Reproduce the records that follow in full, excluding any picture they contain.

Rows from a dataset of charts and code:
....................

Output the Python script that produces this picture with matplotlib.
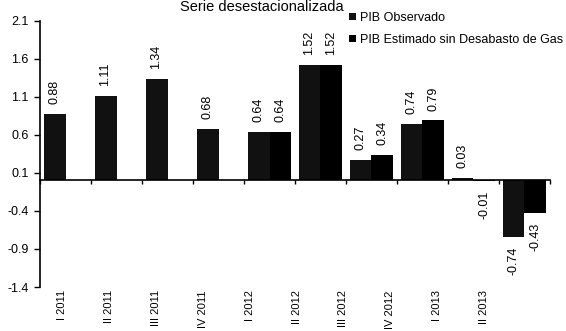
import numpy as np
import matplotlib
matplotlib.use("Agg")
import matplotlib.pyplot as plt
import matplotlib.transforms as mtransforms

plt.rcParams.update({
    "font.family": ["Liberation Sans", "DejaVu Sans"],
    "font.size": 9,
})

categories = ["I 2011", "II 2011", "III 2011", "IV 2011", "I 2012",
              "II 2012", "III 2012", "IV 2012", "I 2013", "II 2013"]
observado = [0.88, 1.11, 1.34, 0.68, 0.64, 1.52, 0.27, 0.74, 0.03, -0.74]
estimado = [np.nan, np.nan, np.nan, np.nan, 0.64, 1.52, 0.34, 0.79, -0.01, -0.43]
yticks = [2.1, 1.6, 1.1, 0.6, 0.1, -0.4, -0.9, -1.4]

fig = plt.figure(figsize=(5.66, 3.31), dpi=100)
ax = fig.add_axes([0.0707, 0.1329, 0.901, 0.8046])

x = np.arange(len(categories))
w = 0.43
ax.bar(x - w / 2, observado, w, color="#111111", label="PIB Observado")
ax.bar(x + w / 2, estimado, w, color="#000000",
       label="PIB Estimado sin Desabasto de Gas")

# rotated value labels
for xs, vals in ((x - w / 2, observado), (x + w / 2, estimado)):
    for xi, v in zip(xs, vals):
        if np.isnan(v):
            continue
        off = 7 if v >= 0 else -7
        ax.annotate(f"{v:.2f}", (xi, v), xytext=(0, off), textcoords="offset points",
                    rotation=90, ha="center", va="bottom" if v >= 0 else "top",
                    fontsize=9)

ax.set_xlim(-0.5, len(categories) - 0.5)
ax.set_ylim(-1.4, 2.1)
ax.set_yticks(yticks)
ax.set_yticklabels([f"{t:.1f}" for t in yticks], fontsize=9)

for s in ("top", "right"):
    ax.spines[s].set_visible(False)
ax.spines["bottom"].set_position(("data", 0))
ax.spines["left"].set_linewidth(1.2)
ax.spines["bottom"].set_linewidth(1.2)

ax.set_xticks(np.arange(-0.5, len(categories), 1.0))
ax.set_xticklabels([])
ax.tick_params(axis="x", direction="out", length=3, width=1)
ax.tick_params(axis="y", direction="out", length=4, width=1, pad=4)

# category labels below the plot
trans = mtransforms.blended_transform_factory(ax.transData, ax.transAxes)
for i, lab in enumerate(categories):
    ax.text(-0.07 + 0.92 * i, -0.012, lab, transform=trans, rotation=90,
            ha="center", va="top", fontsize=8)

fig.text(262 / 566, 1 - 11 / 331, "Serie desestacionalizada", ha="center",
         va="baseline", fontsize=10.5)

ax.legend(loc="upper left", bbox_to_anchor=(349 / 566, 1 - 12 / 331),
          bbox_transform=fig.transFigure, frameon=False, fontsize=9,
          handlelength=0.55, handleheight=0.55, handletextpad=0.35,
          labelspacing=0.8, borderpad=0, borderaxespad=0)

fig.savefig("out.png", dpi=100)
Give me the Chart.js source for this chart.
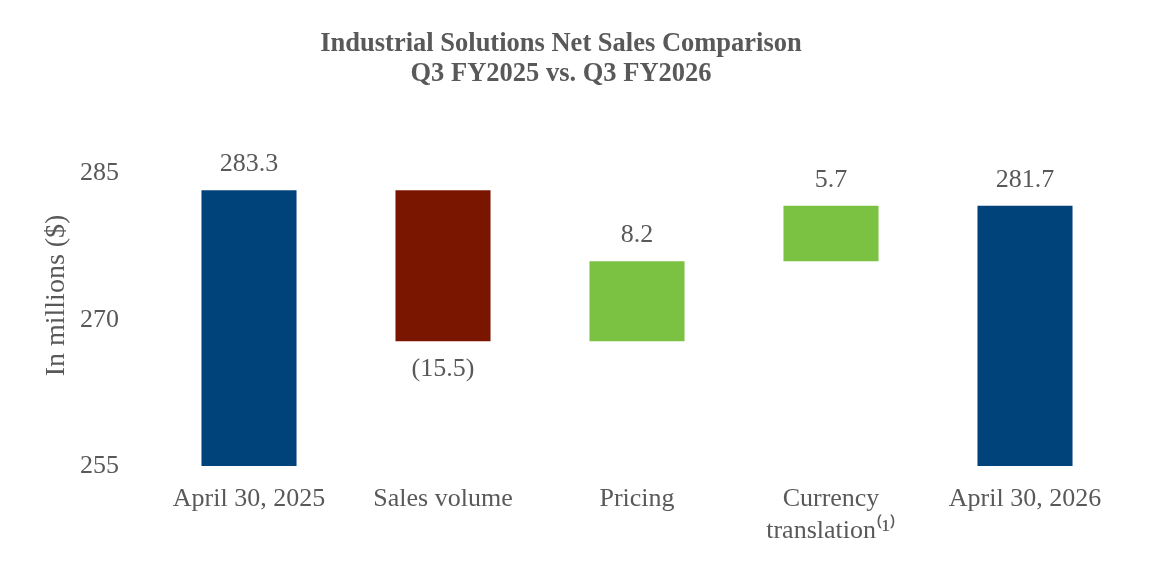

....................

THE RESPONSE
Output the Python script that produces this picture with matplotlib.
import numpy as np
import matplotlib
matplotlib.use("Agg")
import matplotlib.pyplot as plt
import matplotlib.transforms as mtransforms

plt.rcParams.update({
    "font.family": ["Liberation Sans", "DejaVu Sans"],
    "font.size": 9,
})

categories = ["I 2011", "II 2011", "III 2011", "IV 2011", "I 2012",
              "II 2012", "III 2012", "IV 2012", "I 2013", "II 2013"]
observado = [0.88, 1.11, 1.34, 0.68, 0.64, 1.52, 0.27, 0.74, 0.03, -0.74]
estimado = [np.nan, np.nan, np.nan, np.nan, 0.64, 1.52, 0.34, 0.79, -0.01, -0.43]
yticks = [2.1, 1.6, 1.1, 0.6, 0.1, -0.4, -0.9, -1.4]

fig = plt.figure(figsize=(5.66, 3.31), dpi=100)
ax = fig.add_axes([0.0707, 0.1329, 0.901, 0.8046])

x = np.arange(len(categories))
w = 0.43
ax.bar(x - w / 2, observado, w, color="#111111", label="PIB Observado")
ax.bar(x + w / 2, estimado, w, color="#000000",
       label="PIB Estimado sin Desabasto de Gas")

# rotated value labels
for xs, vals in ((x - w / 2, observado), (x + w / 2, estimado)):
    for xi, v in zip(xs, vals):
        if np.isnan(v):
            continue
        off = 7 if v >= 0 else -7
        ax.annotate(f"{v:.2f}", (xi, v), xytext=(0, off), textcoords="offset points",
                    rotation=90, ha="center", va="bottom" if v >= 0 else "top",
                    fontsize=9)

ax.set_xlim(-0.5, len(categories) - 0.5)
ax.set_ylim(-1.4, 2.1)
ax.set_yticks(yticks)
ax.set_yticklabels([f"{t:.1f}" for t in yticks], fontsize=9)

for s in ("top", "right"):
    ax.spines[s].set_visible(False)
ax.spines["bottom"].set_position(("data", 0))
ax.spines["left"].set_linewidth(1.2)
ax.spines["bottom"].set_linewidth(1.2)

ax.set_xticks(np.arange(-0.5, len(categories), 1.0))
ax.set_xticklabels([])
ax.tick_params(axis="x", direction="out", length=3, width=1)
ax.tick_params(axis="y", direction="out", length=4, width=1, pad=4)

# category labels below the plot
trans = mtransforms.blended_transform_factory(ax.transData, ax.transAxes)
for i, lab in enumerate(categories):
    ax.text(-0.07 + 0.92 * i, -0.012, lab, transform=trans, rotation=90,
            ha="center", va="top", fontsize=8)

fig.text(262 / 566, 1 - 11 / 331, "Serie desestacionalizada", ha="center",
         va="baseline", fontsize=10.5)

ax.legend(loc="upper left", bbox_to_anchor=(349 / 566, 1 - 12 / 331),
          bbox_transform=fig.transFigure, frameon=False, fontsize=9,
          handlelength=0.55, handleheight=0.55, handletextpad=0.35,
          labelspacing=0.8, borderpad=0, borderaxespad=0)

fig.savefig("out.png", dpi=100)
Give me the Chart.js source for this chart.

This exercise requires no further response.